THE REQUEST:
All of the material should be reproduced exactly, with pictures left out.

-- Begin --

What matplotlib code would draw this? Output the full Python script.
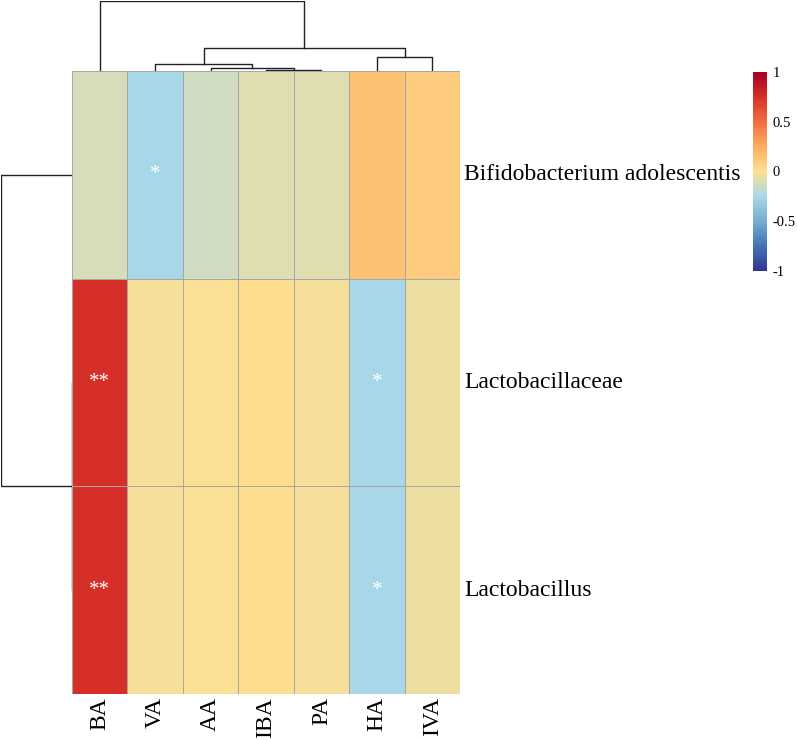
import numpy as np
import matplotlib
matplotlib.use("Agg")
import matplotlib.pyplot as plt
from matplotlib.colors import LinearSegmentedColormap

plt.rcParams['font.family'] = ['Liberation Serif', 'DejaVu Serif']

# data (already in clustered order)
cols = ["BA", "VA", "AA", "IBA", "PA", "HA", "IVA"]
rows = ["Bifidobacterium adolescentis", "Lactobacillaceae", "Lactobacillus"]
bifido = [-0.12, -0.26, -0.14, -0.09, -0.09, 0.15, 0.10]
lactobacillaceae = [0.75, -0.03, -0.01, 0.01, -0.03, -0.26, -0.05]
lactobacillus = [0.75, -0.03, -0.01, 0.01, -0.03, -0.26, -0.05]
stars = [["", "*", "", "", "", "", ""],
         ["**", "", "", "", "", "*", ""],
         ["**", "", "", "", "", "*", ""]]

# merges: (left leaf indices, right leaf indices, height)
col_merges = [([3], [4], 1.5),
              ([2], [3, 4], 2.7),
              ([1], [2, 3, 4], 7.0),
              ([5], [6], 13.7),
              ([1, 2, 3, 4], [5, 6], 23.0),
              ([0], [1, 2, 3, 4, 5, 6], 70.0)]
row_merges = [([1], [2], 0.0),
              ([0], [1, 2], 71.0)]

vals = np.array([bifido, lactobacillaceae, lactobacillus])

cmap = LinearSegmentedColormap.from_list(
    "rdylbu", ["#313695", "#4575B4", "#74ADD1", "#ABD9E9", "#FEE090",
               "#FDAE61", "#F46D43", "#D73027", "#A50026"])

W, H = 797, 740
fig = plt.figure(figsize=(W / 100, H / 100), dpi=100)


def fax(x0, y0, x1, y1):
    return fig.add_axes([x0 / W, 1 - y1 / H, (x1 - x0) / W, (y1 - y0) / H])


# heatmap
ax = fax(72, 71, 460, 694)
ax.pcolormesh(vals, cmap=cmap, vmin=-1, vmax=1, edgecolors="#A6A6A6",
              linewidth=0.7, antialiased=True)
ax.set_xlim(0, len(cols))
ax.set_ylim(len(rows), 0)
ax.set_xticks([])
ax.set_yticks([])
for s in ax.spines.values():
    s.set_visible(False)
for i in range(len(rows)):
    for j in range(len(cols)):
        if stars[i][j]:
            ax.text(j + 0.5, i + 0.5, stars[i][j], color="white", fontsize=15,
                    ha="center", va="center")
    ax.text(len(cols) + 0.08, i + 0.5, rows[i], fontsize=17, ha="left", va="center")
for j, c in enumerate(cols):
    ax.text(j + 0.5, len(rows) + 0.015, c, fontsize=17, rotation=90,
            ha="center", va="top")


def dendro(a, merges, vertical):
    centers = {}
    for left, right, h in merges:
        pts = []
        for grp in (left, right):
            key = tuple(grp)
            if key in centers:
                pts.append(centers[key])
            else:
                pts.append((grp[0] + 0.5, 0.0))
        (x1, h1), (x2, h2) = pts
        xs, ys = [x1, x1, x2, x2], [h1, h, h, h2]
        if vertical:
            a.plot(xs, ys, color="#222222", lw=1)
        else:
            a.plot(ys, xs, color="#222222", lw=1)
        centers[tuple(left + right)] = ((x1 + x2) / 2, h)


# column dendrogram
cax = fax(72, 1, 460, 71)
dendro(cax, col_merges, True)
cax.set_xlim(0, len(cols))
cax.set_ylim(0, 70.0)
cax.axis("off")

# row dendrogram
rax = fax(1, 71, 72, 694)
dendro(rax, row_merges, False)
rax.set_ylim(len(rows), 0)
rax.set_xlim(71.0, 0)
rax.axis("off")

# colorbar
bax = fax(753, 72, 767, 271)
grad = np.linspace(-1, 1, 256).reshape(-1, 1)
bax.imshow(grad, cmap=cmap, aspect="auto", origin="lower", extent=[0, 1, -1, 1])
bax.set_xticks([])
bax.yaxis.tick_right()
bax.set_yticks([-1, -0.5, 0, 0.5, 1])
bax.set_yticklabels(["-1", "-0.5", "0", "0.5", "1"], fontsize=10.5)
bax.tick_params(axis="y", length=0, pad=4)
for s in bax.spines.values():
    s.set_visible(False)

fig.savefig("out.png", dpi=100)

-- End --

EXERCISE RESPONSE:
What matplotlib code would draw this? Output the full Python script.
import numpy as np
import matplotlib
matplotlib.use("Agg")
import matplotlib.pyplot as plt
from matplotlib.colors import LinearSegmentedColormap

plt.rcParams['font.family'] = ['Liberation Serif', 'DejaVu Serif']

# data (already in clustered order)
cols = ["BA", "VA", "AA", "IBA", "PA", "HA", "IVA"]
rows = ["Bifidobacterium adolescentis", "Lactobacillaceae", "Lactobacillus"]
bifido = [-0.12, -0.26, -0.14, -0.09, -0.09, 0.15, 0.10]
lactobacillaceae = [0.75, -0.03, -0.01, 0.01, -0.03, -0.26, -0.05]
lactobacillus = [0.75, -0.03, -0.01, 0.01, -0.03, -0.26, -0.05]
stars = [["", "*", "", "", "", "", ""],
         ["**", "", "", "", "", "*", ""],
         ["**", "", "", "", "", "*", ""]]

# merges: (left leaf indices, right leaf indices, height)
col_merges = [([3], [4], 1.5),
              ([2], [3, 4], 2.7),
              ([1], [2, 3, 4], 7.0),
              ([5], [6], 13.7),
              ([1, 2, 3, 4], [5, 6], 23.0),
              ([0], [1, 2, 3, 4, 5, 6], 70.0)]
row_merges = [([1], [2], 0.0),
              ([0], [1, 2], 71.0)]

vals = np.array([bifido, lactobacillaceae, lactobacillus])

cmap = LinearSegmentedColormap.from_list(
    "rdylbu", ["#313695", "#4575B4", "#74ADD1", "#ABD9E9", "#FEE090",
               "#FDAE61", "#F46D43", "#D73027", "#A50026"])

W, H = 797, 740
fig = plt.figure(figsize=(W / 100, H / 100), dpi=100)


def fax(x0, y0, x1, y1):
    return fig.add_axes([x0 / W, 1 - y1 / H, (x1 - x0) / W, (y1 - y0) / H])


# heatmap
ax = fax(72, 71, 460, 694)
ax.pcolormesh(vals, cmap=cmap, vmin=-1, vmax=1, edgecolors="#A6A6A6",
              linewidth=0.7, antialiased=True)
ax.set_xlim(0, len(cols))
ax.set_ylim(len(rows), 0)
ax.set_xticks([])
ax.set_yticks([])
for s in ax.spines.values():
    s.set_visible(False)
for i in range(len(rows)):
    for j in range(len(cols)):
        if stars[i][j]:
            ax.text(j + 0.5, i + 0.5, stars[i][j], color="white", fontsize=15,
                    ha="center", va="center")
    ax.text(len(cols) + 0.08, i + 0.5, rows[i], fontsize=17, ha="left", va="center")
for j, c in enumerate(cols):
    ax.text(j + 0.5, len(rows) + 0.015, c, fontsize=17, rotation=90,
            ha="center", va="top")


def dendro(a, merges, vertical):
    centers = {}
    for left, right, h in merges:
        pts = []
        for grp in (left, right):
            key = tuple(grp)
            if key in centers:
                pts.append(centers[key])
            else:
                pts.append((grp[0] + 0.5, 0.0))
        (x1, h1), (x2, h2) = pts
        xs, ys = [x1, x1, x2, x2], [h1, h, h, h2]
        if vertical:
            a.plot(xs, ys, color="#222222", lw=1)
        else:
            a.plot(ys, xs, color="#222222", lw=1)
        centers[tuple(left + right)] = ((x1 + x2) / 2, h)


# column dendrogram
cax = fax(72, 1, 460, 71)
dendro(cax, col_merges, True)
cax.set_xlim(0, len(cols))
cax.set_ylim(0, 70.0)
cax.axis("off")

# row dendrogram
rax = fax(1, 71, 72, 694)
dendro(rax, row_merges, False)
rax.set_ylim(len(rows), 0)
rax.set_xlim(71.0, 0)
rax.axis("off")

# colorbar
bax = fax(753, 72, 767, 271)
grad = np.linspace(-1, 1, 256).reshape(-1, 1)
bax.imshow(grad, cmap=cmap, aspect="auto", origin="lower", extent=[0, 1, -1, 1])
bax.set_xticks([])
bax.yaxis.tick_right()
bax.set_yticks([-1, -0.5, 0, 0.5, 1])
bax.set_yticklabels(["-1", "-0.5", "0", "0.5", "1"], fontsize=10.5)
bax.tick_params(axis="y", length=0, pad=4)
for s in bax.spines.values():
    s.set_visible(False)

fig.savefig("out.png", dpi=100)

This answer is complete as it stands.